_Exercise details:_
Reproduce exactly only the lines from the line that holds "What matplotlib code" to the line that holds "lw=1.9, label=series_labels[1], zorder=3)", inclusive, in the listing below, and please leave out every picture.

_Working data:_
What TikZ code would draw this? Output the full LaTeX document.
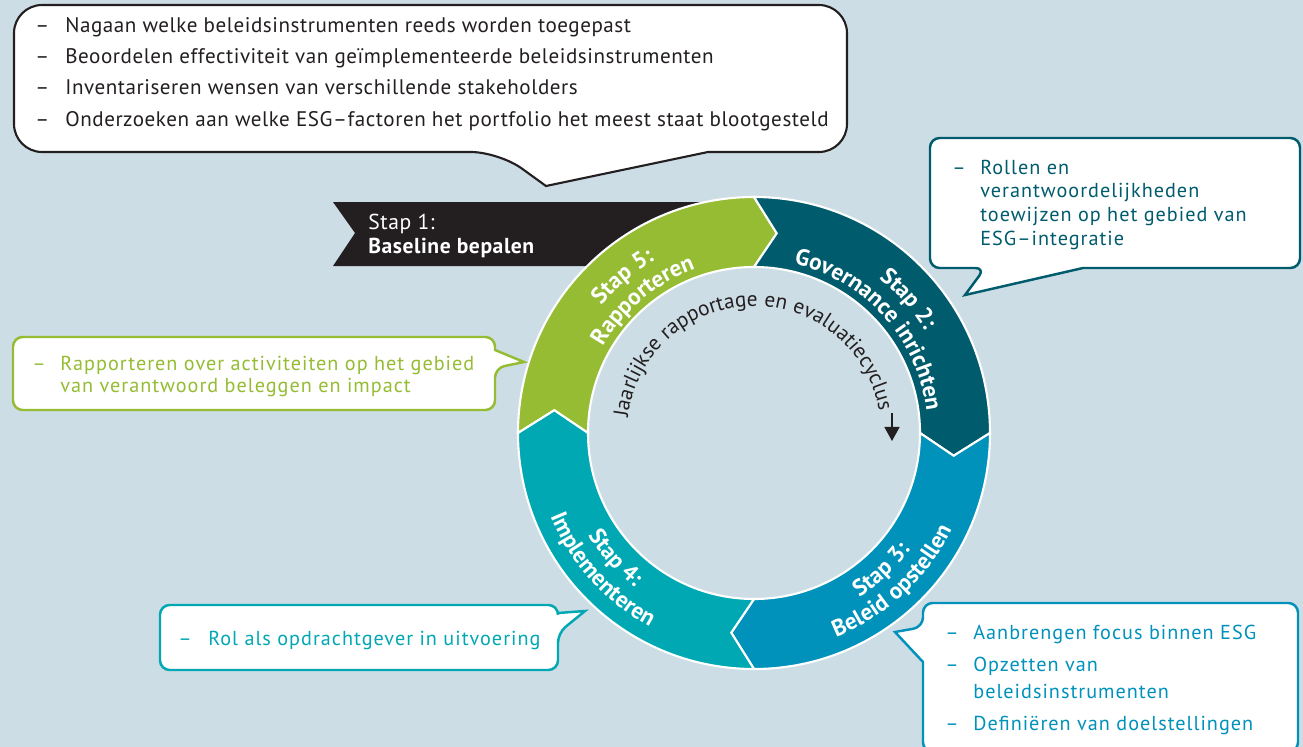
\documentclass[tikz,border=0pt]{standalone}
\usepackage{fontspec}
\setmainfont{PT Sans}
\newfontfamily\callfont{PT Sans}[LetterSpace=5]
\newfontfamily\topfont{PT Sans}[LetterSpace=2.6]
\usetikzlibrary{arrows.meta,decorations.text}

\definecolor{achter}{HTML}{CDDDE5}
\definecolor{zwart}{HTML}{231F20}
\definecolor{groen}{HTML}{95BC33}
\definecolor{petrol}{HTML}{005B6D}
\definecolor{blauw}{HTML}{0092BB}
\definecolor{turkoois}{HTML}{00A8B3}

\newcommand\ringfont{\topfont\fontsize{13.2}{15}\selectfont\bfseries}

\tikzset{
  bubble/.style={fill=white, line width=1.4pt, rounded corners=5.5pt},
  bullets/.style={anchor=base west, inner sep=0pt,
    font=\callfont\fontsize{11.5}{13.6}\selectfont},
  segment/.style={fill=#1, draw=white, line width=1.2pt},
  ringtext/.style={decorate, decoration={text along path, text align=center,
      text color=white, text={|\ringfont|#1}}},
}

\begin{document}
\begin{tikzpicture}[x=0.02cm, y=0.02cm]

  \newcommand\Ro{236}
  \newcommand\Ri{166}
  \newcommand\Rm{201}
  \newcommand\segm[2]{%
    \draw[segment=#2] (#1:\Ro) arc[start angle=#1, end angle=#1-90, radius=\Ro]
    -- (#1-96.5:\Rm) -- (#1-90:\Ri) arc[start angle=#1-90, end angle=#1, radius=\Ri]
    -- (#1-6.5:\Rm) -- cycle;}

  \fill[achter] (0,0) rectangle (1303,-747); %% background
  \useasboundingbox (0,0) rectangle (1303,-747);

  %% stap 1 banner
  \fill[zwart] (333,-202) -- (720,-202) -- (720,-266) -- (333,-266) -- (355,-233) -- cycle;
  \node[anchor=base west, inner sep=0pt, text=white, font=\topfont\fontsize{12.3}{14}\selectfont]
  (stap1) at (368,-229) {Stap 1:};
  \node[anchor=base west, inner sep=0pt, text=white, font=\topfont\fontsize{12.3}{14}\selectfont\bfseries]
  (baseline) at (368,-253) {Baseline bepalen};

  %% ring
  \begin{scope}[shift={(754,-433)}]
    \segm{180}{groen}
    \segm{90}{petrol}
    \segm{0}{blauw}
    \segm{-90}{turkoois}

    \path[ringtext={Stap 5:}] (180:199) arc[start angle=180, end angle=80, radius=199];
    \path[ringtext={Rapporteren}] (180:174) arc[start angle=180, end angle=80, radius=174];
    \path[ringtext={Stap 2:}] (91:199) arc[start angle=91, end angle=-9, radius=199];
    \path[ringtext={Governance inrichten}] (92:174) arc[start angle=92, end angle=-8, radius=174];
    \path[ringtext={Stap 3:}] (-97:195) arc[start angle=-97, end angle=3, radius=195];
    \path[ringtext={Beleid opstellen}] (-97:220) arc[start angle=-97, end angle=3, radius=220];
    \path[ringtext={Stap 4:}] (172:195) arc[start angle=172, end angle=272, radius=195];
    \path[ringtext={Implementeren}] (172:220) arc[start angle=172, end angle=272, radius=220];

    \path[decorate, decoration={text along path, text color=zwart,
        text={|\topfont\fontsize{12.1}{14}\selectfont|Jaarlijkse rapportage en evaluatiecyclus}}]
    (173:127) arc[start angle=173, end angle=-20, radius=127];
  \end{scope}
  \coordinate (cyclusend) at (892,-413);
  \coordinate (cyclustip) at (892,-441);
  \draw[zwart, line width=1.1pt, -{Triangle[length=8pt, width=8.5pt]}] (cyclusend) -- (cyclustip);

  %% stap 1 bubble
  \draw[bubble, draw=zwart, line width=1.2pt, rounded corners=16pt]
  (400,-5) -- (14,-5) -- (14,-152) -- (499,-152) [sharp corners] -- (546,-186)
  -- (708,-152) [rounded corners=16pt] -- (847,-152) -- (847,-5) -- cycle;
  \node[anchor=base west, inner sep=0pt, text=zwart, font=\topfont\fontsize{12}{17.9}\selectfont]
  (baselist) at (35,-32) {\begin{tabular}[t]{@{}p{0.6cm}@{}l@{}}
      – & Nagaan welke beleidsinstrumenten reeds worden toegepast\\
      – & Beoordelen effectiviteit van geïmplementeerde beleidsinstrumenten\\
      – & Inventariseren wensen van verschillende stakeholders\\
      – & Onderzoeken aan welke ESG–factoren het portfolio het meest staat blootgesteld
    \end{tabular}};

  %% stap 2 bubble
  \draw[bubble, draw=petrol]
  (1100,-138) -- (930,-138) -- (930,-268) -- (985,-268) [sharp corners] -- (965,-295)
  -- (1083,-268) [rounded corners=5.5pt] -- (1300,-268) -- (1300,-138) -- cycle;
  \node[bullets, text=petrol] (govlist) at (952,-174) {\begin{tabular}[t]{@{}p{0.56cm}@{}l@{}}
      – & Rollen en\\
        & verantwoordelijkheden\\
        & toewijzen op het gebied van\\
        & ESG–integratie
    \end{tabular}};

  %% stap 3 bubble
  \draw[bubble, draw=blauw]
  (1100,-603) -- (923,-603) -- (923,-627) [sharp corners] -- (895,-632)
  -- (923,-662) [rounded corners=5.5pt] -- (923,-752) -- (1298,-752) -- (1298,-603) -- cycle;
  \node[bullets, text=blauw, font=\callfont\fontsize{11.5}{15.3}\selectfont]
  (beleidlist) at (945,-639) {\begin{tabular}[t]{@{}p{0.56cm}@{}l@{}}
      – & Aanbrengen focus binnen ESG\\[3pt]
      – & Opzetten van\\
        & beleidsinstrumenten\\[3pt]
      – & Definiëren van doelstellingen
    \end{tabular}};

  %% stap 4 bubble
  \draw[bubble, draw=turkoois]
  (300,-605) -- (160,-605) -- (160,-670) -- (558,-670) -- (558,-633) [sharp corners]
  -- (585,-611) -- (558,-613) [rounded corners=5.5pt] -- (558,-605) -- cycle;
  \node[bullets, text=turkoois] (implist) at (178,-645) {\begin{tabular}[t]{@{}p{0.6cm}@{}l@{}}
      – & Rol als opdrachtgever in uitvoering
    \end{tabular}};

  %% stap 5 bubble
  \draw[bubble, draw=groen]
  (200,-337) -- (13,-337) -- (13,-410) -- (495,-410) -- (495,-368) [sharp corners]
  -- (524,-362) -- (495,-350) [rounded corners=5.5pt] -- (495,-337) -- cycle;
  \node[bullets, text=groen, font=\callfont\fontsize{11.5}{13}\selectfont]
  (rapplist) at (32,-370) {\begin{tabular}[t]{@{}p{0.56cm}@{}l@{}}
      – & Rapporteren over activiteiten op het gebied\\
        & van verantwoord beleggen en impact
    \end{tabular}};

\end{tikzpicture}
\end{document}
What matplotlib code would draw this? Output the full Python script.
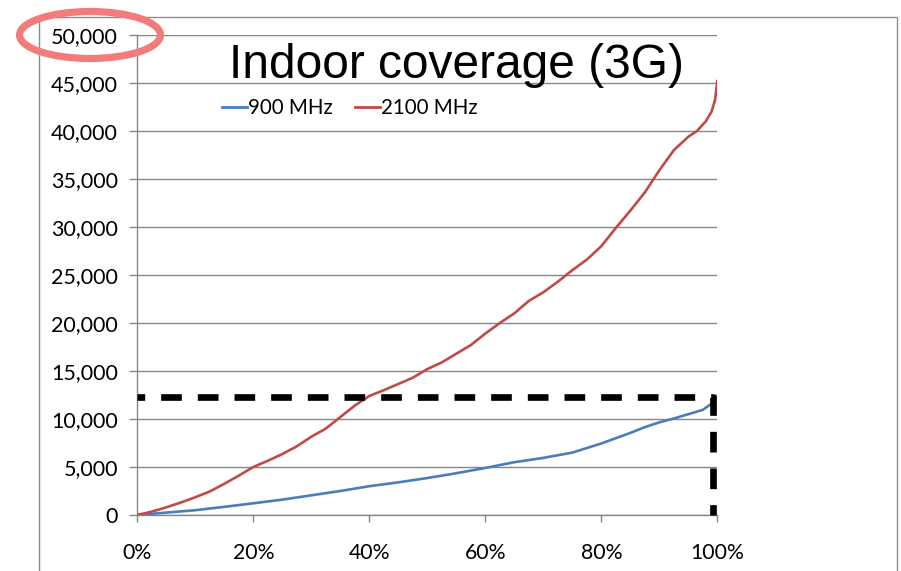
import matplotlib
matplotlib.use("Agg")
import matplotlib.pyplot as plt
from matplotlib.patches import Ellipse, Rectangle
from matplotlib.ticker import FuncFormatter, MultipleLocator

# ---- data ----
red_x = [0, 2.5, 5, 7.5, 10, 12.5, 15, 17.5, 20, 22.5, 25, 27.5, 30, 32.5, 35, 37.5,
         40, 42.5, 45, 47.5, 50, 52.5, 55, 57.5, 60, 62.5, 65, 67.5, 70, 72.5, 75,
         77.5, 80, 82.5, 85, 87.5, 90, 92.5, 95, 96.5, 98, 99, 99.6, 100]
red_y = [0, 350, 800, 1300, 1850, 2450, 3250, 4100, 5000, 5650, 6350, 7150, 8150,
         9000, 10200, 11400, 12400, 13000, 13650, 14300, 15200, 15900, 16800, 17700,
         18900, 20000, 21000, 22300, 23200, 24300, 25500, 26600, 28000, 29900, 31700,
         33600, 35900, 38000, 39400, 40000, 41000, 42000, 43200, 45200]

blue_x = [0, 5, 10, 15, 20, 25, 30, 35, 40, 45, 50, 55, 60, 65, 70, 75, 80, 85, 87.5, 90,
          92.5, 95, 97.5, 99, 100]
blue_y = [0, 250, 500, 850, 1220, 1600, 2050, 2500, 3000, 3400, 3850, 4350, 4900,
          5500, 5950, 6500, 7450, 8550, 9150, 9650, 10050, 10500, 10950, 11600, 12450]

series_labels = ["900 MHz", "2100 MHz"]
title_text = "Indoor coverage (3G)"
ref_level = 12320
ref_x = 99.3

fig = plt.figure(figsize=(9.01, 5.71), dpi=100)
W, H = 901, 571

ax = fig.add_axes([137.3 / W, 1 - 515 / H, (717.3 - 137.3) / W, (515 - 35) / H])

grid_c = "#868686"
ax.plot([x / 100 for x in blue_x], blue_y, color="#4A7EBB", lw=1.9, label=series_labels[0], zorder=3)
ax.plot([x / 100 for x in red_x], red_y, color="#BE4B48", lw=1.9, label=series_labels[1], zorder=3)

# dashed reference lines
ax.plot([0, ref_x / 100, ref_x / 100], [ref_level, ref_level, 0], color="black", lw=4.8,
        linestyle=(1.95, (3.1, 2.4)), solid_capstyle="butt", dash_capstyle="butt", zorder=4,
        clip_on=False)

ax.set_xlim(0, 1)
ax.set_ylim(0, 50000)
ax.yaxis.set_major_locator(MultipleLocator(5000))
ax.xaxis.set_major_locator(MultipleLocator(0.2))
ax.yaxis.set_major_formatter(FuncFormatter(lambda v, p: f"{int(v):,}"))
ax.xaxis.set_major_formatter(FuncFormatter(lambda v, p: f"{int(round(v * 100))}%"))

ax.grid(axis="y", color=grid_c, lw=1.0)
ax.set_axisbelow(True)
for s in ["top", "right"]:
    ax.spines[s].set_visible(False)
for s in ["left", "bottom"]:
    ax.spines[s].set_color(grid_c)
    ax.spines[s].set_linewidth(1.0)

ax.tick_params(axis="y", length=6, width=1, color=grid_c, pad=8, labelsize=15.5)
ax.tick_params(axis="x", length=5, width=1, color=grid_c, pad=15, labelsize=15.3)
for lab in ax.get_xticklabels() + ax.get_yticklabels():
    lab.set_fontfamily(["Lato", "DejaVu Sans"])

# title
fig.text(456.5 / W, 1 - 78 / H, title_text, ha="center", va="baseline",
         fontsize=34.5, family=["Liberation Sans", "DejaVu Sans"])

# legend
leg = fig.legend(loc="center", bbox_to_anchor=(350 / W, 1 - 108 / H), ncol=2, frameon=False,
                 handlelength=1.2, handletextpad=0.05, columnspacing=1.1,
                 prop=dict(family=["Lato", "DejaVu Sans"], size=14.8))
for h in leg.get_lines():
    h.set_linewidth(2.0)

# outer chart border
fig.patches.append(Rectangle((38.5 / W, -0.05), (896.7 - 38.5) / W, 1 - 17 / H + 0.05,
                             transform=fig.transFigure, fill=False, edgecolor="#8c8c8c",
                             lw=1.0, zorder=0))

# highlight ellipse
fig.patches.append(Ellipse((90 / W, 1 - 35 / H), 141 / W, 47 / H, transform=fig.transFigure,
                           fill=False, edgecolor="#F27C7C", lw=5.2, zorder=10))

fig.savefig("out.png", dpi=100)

_Final result:_
What matplotlib code would draw this? Output the full Python script.
import matplotlib
matplotlib.use("Agg")
import matplotlib.pyplot as plt
from matplotlib.patches import Ellipse, Rectangle
from matplotlib.ticker import FuncFormatter, MultipleLocator

# ---- data ----
red_x = [0, 2.5, 5, 7.5, 10, 12.5, 15, 17.5, 20, 22.5, 25, 27.5, 30, 32.5, 35, 37.5,
         40, 42.5, 45, 47.5, 50, 52.5, 55, 57.5, 60, 62.5, 65, 67.5, 70, 72.5, 75,
         77.5, 80, 82.5, 85, 87.5, 90, 92.5, 95, 96.5, 98, 99, 99.6, 100]
red_y = [0, 350, 800, 1300, 1850, 2450, 3250, 4100, 5000, 5650, 6350, 7150, 8150,
         9000, 10200, 11400, 12400, 13000, 13650, 14300, 15200, 15900, 16800, 17700,
         18900, 20000, 21000, 22300, 23200, 24300, 25500, 26600, 28000, 29900, 31700,
         33600, 35900, 38000, 39400, 40000, 41000, 42000, 43200, 45200]

blue_x = [0, 5, 10, 15, 20, 25, 30, 35, 40, 45, 50, 55, 60, 65, 70, 75, 80, 85, 87.5, 90,
          92.5, 95, 97.5, 99, 100]
blue_y = [0, 250, 500, 850, 1220, 1600, 2050, 2500, 3000, 3400, 3850, 4350, 4900,
          5500, 5950, 6500, 7450, 8550, 9150, 9650, 10050, 10500, 10950, 11600, 12450]

series_labels = ["900 MHz", "2100 MHz"]
title_text = "Indoor coverage (3G)"
ref_level = 12320
ref_x = 99.3

fig = plt.figure(figsize=(9.01, 5.71), dpi=100)
W, H = 901, 571

ax = fig.add_axes([137.3 / W, 1 - 515 / H, (717.3 - 137.3) / W, (515 - 35) / H])

grid_c = "#868686"
ax.plot([x / 100 for x in blue_x], blue_y, color="#4A7EBB", lw=1.9, label=series_labels[0], zorder=3)
ax.plot([x / 100 for x in red_x], red_y, color="#BE4B48", lw=1.9, label=series_labels[1], zorder=3)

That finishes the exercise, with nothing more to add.